I’m not allowed to talk about it in public because my mother is hiding what is happening because she doesn’t want her sisters to find out. She’s worried that they’ll start, oh, I don’t know. Pity her? Use my brother’s illness as a weapon? I’m not even certain.

All I know is that my brother’s brain is cannibalizing itself. That’s not the right term, but it feels right to say this or to describe it that way. My brother, who was my greatest nemesis and biggest source of pride, my role model whom I aspired to be and wanted never to resemble is going to die. And he’s going to die hating me.

I can hear my nephew now. “It’s not about you Conrad.”

I know. I get it. My brother is going to die and I should be pouring myself into his family. But I’m also writing this here under a pseudonym and on an incognito account. I’m tucking myself into the peripheries of life and sliding this secret into the walls of my many, many confessions. This is where I will breathe.

This is where I will write the truths I am not allowed to speak. Because, at least here, I will be able to breathe. Speak. Scream. Announce all the things that I can’t because someone somewhere has deemed this unspeakable.

My voice is sticky. Like the duct tape covering my mouth.

My brother’s dementia has reduced him to a sniveling, angry man who says evil, horrible things. He talks about loving his video games in which he massacres people by the thousands. He talks about flooding rainfall and bodies floating down the river in the valley below his house. He narrates climbing rock walls and seeing people falling to their deaths, their heads exploding like rotten fruit upon impact.

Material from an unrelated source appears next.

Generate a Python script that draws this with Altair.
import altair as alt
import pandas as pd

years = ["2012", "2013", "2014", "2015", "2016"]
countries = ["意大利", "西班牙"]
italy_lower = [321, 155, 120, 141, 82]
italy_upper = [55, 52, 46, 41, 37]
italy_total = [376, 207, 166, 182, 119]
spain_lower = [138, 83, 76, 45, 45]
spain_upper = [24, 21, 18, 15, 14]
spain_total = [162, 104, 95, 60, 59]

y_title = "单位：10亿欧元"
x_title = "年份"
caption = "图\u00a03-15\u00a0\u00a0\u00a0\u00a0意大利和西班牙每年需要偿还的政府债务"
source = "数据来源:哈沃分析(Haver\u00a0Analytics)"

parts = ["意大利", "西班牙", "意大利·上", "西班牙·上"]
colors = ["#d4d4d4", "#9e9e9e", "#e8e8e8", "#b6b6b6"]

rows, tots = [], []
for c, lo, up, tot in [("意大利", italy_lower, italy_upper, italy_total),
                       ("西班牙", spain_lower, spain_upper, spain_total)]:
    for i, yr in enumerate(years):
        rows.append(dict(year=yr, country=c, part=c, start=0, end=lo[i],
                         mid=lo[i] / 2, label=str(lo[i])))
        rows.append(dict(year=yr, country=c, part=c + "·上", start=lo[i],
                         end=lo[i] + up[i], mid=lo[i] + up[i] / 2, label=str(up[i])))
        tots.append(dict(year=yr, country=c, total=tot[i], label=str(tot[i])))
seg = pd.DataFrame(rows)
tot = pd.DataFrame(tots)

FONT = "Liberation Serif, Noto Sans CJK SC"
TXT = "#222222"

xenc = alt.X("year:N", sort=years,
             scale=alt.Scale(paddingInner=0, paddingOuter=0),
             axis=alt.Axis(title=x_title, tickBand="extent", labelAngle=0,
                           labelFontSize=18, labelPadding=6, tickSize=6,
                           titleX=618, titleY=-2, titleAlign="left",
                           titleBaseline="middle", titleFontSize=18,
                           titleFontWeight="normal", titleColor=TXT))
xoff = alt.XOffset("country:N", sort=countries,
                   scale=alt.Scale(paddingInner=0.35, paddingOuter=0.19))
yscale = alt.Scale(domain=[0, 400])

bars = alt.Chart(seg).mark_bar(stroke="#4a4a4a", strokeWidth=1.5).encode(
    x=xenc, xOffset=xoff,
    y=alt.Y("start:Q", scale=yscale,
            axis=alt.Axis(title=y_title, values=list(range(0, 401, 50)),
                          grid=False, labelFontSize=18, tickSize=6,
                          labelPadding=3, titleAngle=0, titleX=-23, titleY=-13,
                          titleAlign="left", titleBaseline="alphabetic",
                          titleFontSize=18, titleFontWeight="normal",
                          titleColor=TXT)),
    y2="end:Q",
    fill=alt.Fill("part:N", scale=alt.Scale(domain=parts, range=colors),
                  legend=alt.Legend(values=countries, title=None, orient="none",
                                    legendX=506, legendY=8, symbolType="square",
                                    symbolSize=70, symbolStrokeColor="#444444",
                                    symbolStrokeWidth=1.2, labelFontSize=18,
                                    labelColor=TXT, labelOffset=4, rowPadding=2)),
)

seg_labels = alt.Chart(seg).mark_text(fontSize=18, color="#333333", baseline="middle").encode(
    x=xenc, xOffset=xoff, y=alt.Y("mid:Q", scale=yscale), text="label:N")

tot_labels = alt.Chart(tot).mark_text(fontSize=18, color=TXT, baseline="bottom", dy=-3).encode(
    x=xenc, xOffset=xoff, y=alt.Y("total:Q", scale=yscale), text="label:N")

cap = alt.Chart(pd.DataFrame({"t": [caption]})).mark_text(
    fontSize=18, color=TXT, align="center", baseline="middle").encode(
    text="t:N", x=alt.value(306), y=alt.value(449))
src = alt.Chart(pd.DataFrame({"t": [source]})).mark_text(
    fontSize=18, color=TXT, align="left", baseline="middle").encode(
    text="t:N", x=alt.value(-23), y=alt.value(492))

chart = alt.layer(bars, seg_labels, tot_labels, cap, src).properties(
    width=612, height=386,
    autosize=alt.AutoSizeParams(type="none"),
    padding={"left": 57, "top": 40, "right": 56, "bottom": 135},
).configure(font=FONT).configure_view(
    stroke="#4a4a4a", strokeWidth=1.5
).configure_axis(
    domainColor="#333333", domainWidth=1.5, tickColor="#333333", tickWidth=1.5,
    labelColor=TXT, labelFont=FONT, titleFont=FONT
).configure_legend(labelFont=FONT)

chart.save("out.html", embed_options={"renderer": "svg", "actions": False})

None of this is real. His reality is perverted and torn down and decimated. It doesn’t exist except in the cracked carnival mirrors in his mind. He speaks his truths and judges those around him. He describes the women at his gym as “meatballs,” inflating (no pun intended) their appearances from slightly overweight to being 600. 700. 800 pounds. If I don’t react, another hundred pounds is added to their bodies. In his mind, they slovenly waddle around the gym, lifting one pound weights in their Zumba classes, packed in so close to one another like rotund animals. He sneers at their light sweats and their heavy breathings as they waddle up the stairs, their legs too fat for their knees to bend.

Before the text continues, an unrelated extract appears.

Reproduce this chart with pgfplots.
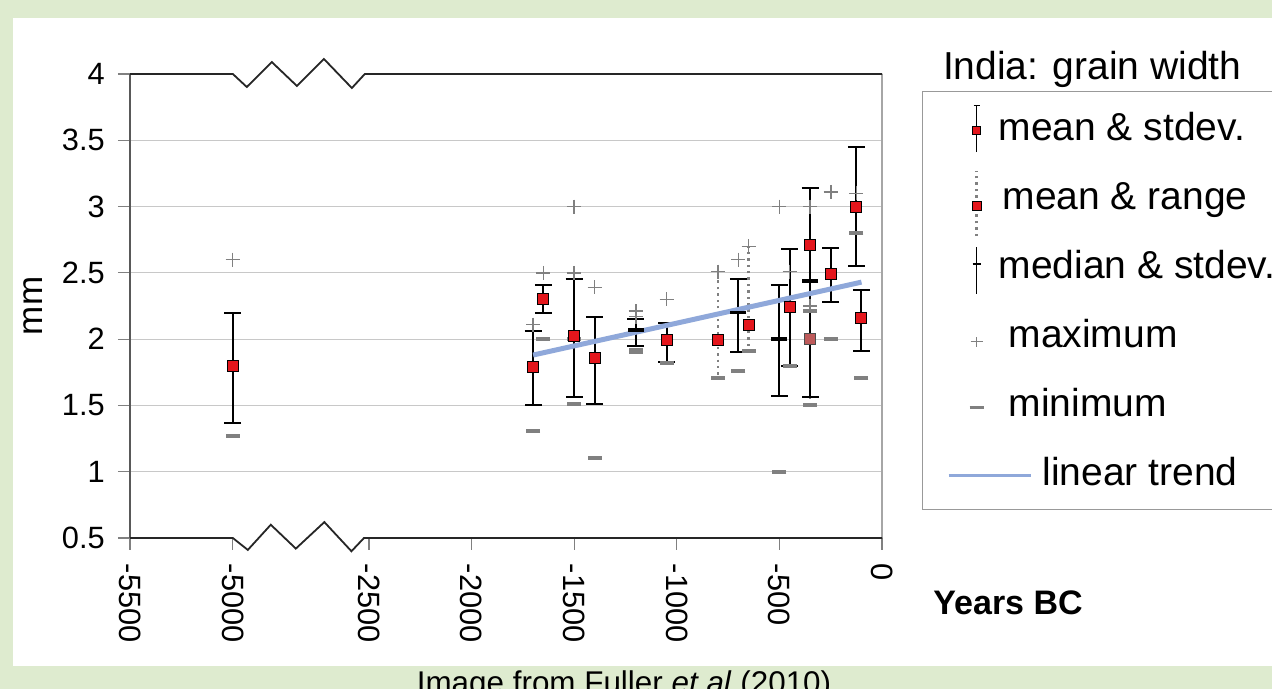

I know it’s not about me. But I know he’s hitting on the fact that I’m overweight. Have always been overweight. Except when I was bulimic. I know that he has always looked down on any person who carries extra weight, sees them as mentally deficient, a sub-standard specimen of humanity.

It’s like his dementia has finally removed all the masks, the facades, the hidden layers of nice-ities so I know what my value is. Hence why he once called me and asked me “Is there any merit to what you do?”

No.

No there isn’t.

My brother, pre dementia, was perfect. Good looking. Intelligent. Consistent and constant award winner. Frugal but giving. Compassionate to others. Slender. Adventurous.

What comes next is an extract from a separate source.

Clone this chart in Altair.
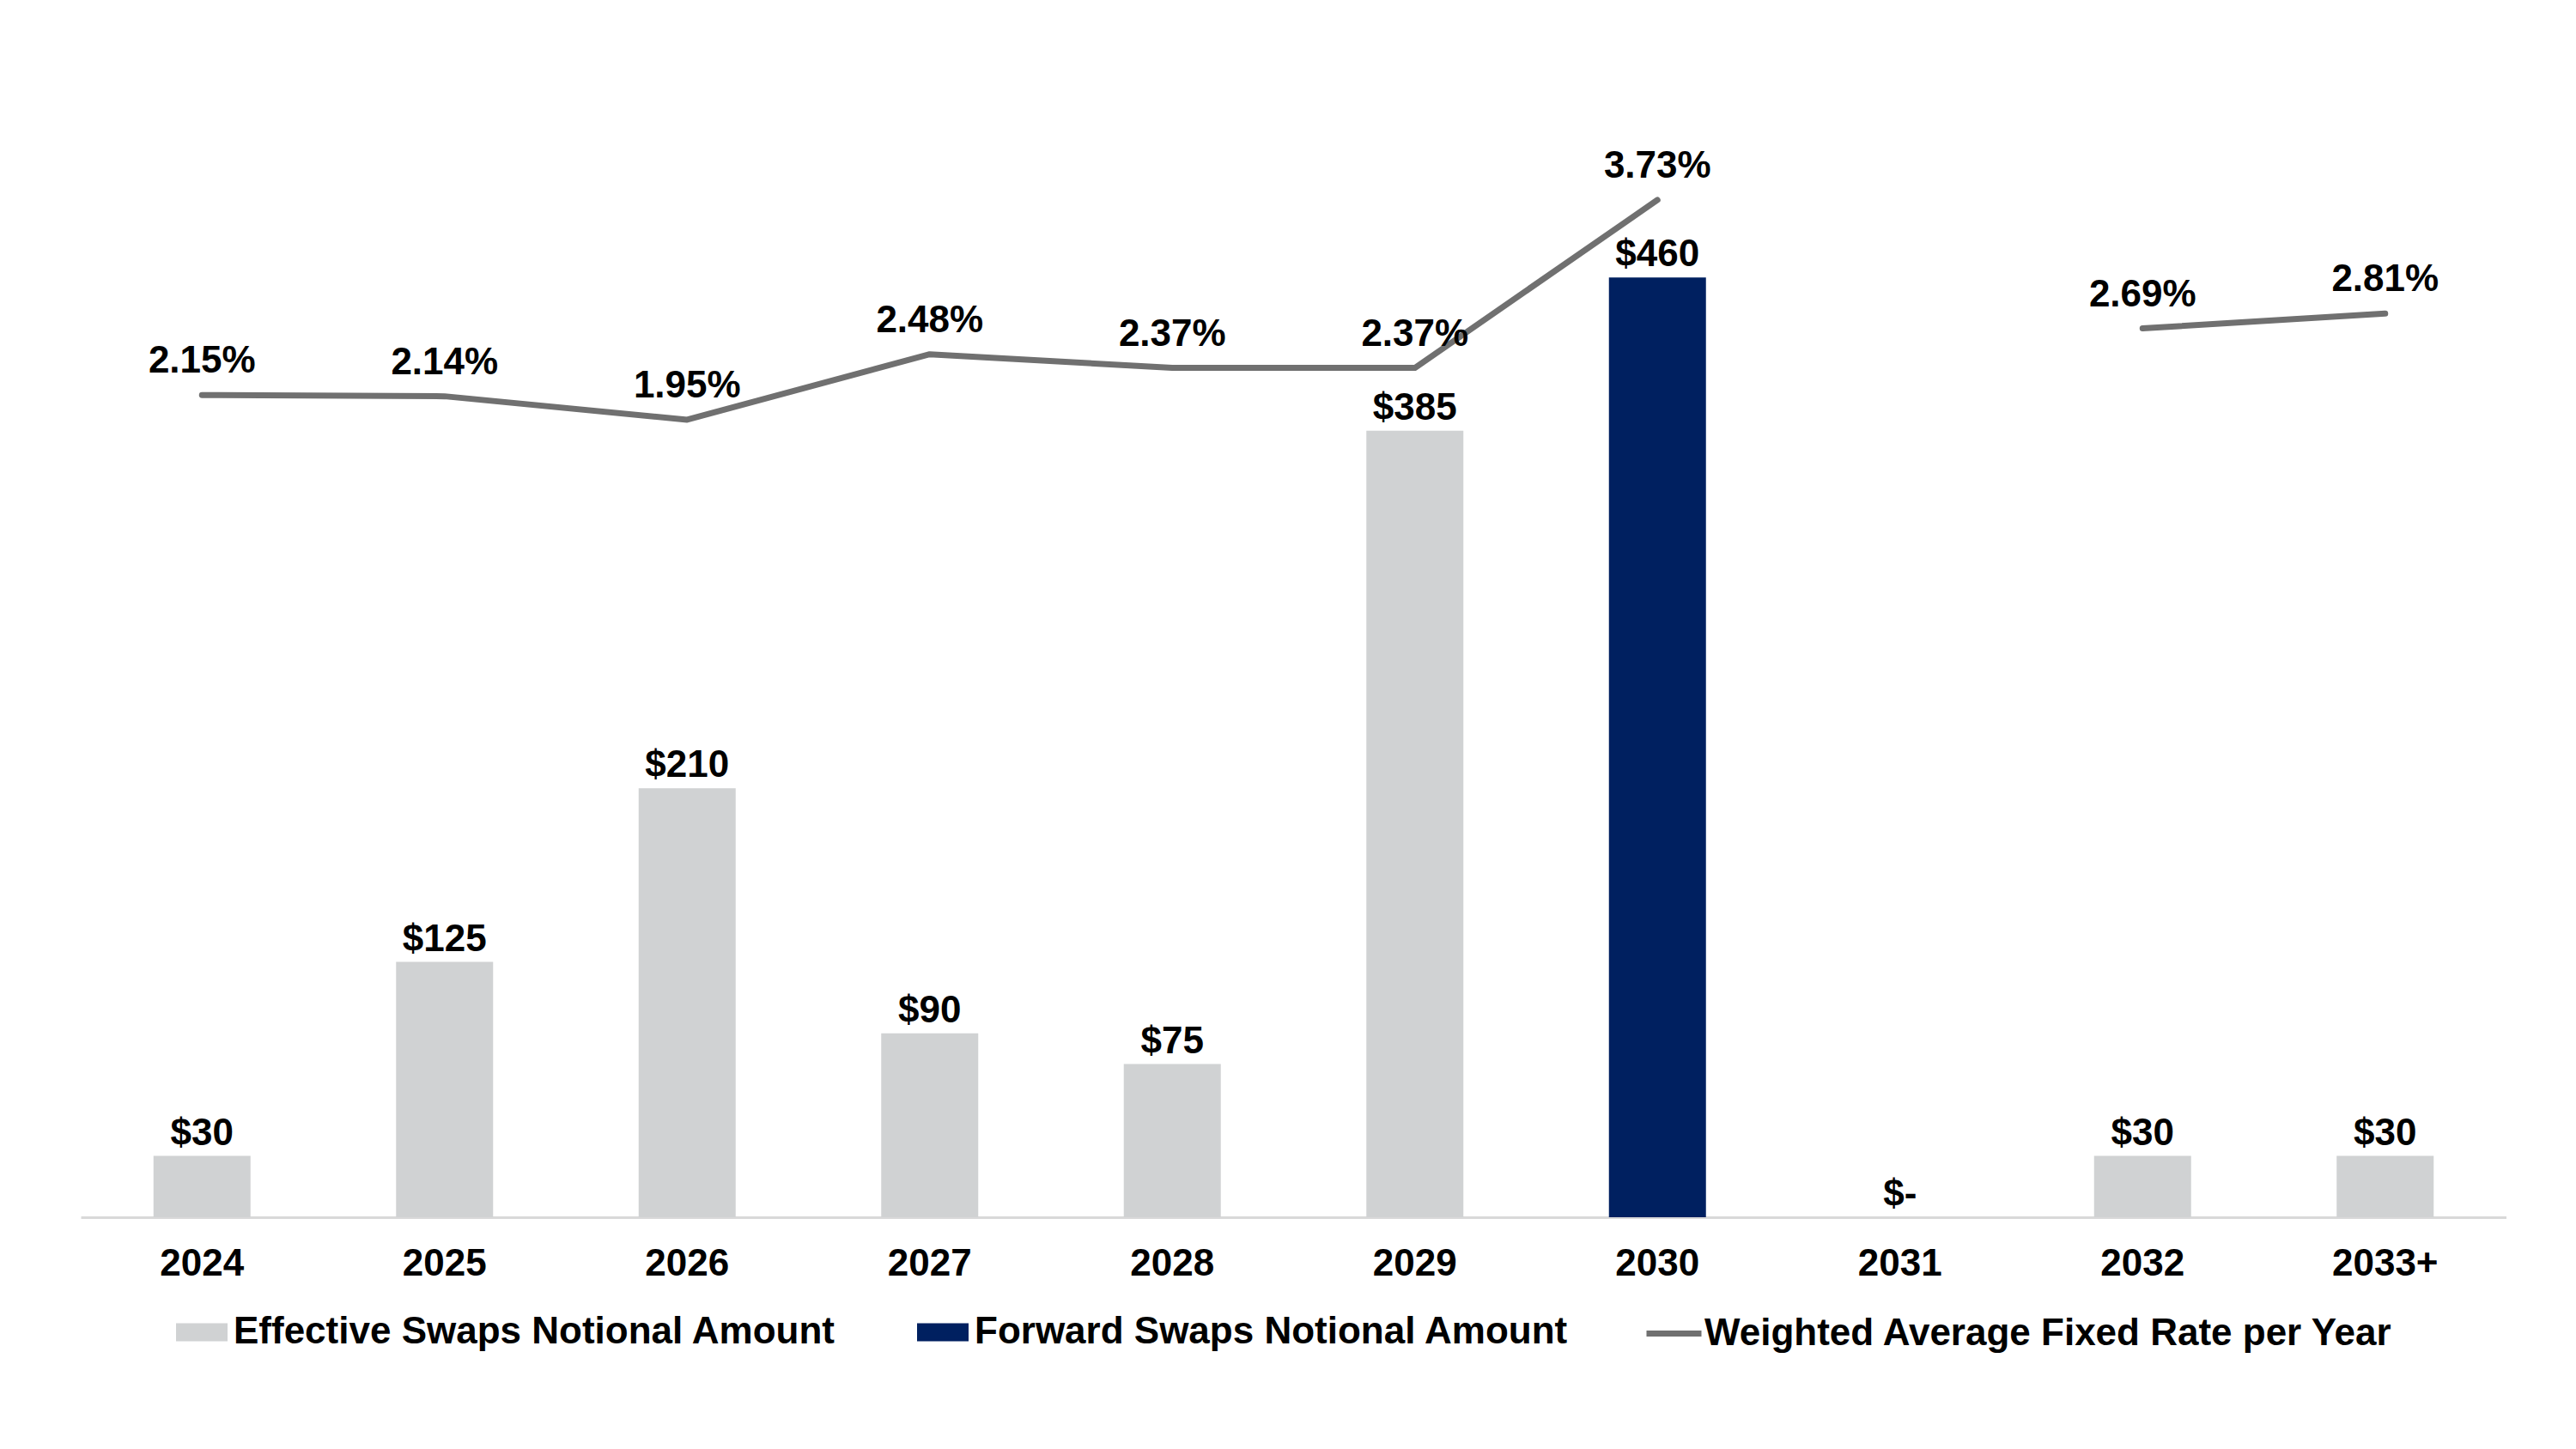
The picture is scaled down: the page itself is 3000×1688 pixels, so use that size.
import altair as alt
import pandas as pd

# ---- data ----
years = ["2024", "2025", "2026", "2027", "2028", "2029", "2030", "2031", "2032", "2033+"]
amounts = [30, 125, 210, 90, 75, 385, 460, 0, 30, 30]
swap_types = ["Effective Swaps Notional Amount"] * 6 + ["Forward Swaps Notional Amount"] + \
             ["Effective Swaps Notional Amount"] * 3
rates = [2.15, 2.14, 1.95, 2.48, 2.37, 2.37, 3.73, None, 2.69, 2.81]
line_segment = ["first"] * 7 + ["none"] + ["second"] * 2

bar_series = ["Effective Swaps Notional Amount", "Forward Swaps Notional Amount"]
line_series = "Weighted Average Fixed Rate per Year"

GRAY = "#d0d2d3"
NAVY = "#002060"
LINE = "#707070"
FONT = "Liberation Sans"
FS = 44

df = pd.DataFrame({
    "year": years,
    "amount": amounts,
    "type": swap_types,
    "rate": rates,
    "segment": line_segment,
    "series": [line_series] * len(years),
})

x_enc = alt.X("year:O", sort=years, title=None,
              scale=alt.Scale(paddingInner=0.6, paddingOuter=0.3),
              axis=alt.Axis(labelAngle=0, labelFont=FONT, labelFontSize=FS,
                            labelFontWeight="bold", labelColor="black",
                            ticks=False, tickSize=0, labelPadding=32,
                            domainColor="#d9d9d9", domainWidth=3, grid=False))

y_bar = alt.Y("amount:Q", scale=alt.Scale(domain=[0, 550], nice=False, zero=True), axis=None)
y_line = alt.Y("rate:Q", scale=alt.Scale(domain=[-4.51, 4.592], nice=False, zero=False), axis=None)

base = alt.Chart(df)

bars = base.mark_bar().encode(
    x=x_enc,
    y=y_bar,
    color=alt.Color("type:N",
                    scale=alt.Scale(domain=bar_series, range=[GRAY, NAVY]),
                    legend=alt.Legend(title=None, orient="none", legendX=111, legendY=1413,
                                      direction="horizontal", columns=2, padding=0,
                                      symbolType="M-1,-0.35H1V0.35H-1Z", symbolSize=3600,
                                      symbolStrokeWidth=0, symbolOpacity=1,
                                      labelFont=FONT, labelFontSize=FS, labelFontWeight="bold",
                                      labelColor="black", labelOffset=7, labelLimit=2000,
                                      columnPadding=94)),
)

bar_labels = base.transform_calculate(
    label="datum.amount == 0 ? '$-' : '$' + datum.amount"
).mark_text(font=FONT, fontSize=FS, fontWeight="bold", color="black",
            baseline="alphabetic", align="center", dy=-13).encode(
    x=alt.X("year:O", sort=years),
    y=y_bar,
    text="label:N",
)

line = base.transform_filter("isValid(datum.rate)").mark_line(
    strokeWidth=7, strokeCap="round", strokeJoin="round"
).encode(
    x=alt.X("year:O", sort=years),
    y=y_line,
    detail="segment:N",
    stroke=alt.Stroke("series:N",
                      scale=alt.Scale(domain=[line_series], range=[LINE]),
                      legend=alt.Legend(title=None, orient="none", legendX=1820, legendY=1409,
                                        direction="horizontal", padding=0,
                                        symbolType="stroke", symbolSize=4096,
                                        symbolStrokeWidth=7, symbolStrokeColor=LINE,
                                        labelFont=FONT, labelFontSize=FS, labelFontWeight="bold",
                                        labelColor="black", labelOffset=0, labelLimit=2000)),
)

rate_labels = base.transform_filter("isValid(datum.rate)").transform_calculate(
    label="format(datum.rate, '.2f') + '%'"
).mark_text(font=FONT, fontSize=FS, fontWeight="bold", color="black",
            baseline="alphabetic", align="center", dy=-26).encode(
    x=alt.X("year:O", sort=years),
    y=y_line,
    text="label:N",
)

bar_layer = alt.layer(bars, bar_labels)
line_layer = alt.layer(line, rate_labels)

chart = alt.layer(bar_layer, line_layer).resolve_scale(
    y="independent", color="independent", stroke="independent"
).properties(
    width=2825, height=1309,
    padding={"left": 86, "top": 101, "right": 0, "bottom": 0},
    background="white",
).configure_view(stroke=None)

chart.save("out.html", embed_options={"renderer": "svg", "actions": False})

I am a sloth in comparison. A great big, overweight, stupid sloth.

Funny. Those were my truths until I wrote them. And now. I see their perversity. How ridiculous it is to judge myself by the standards of a man whose brain is decaying.

And yet, those were the standards by which he judged me pre-dementia. And I see how ridiculous it was to try and reach the top of his measuring stick when I really wonder if he could have reached it himself.

My brother wasn’t always a horrible person. When we were children, he took me to the creek behind our house. That same creek now exists in my novel, the one that I have dedicated to my brother. I will someday publish that novel. Not certain how. Not certain if it will be self-publishing or professional publishing.

But I will. I want to memorialize my brother. Or, ironically, the memory of who he once way.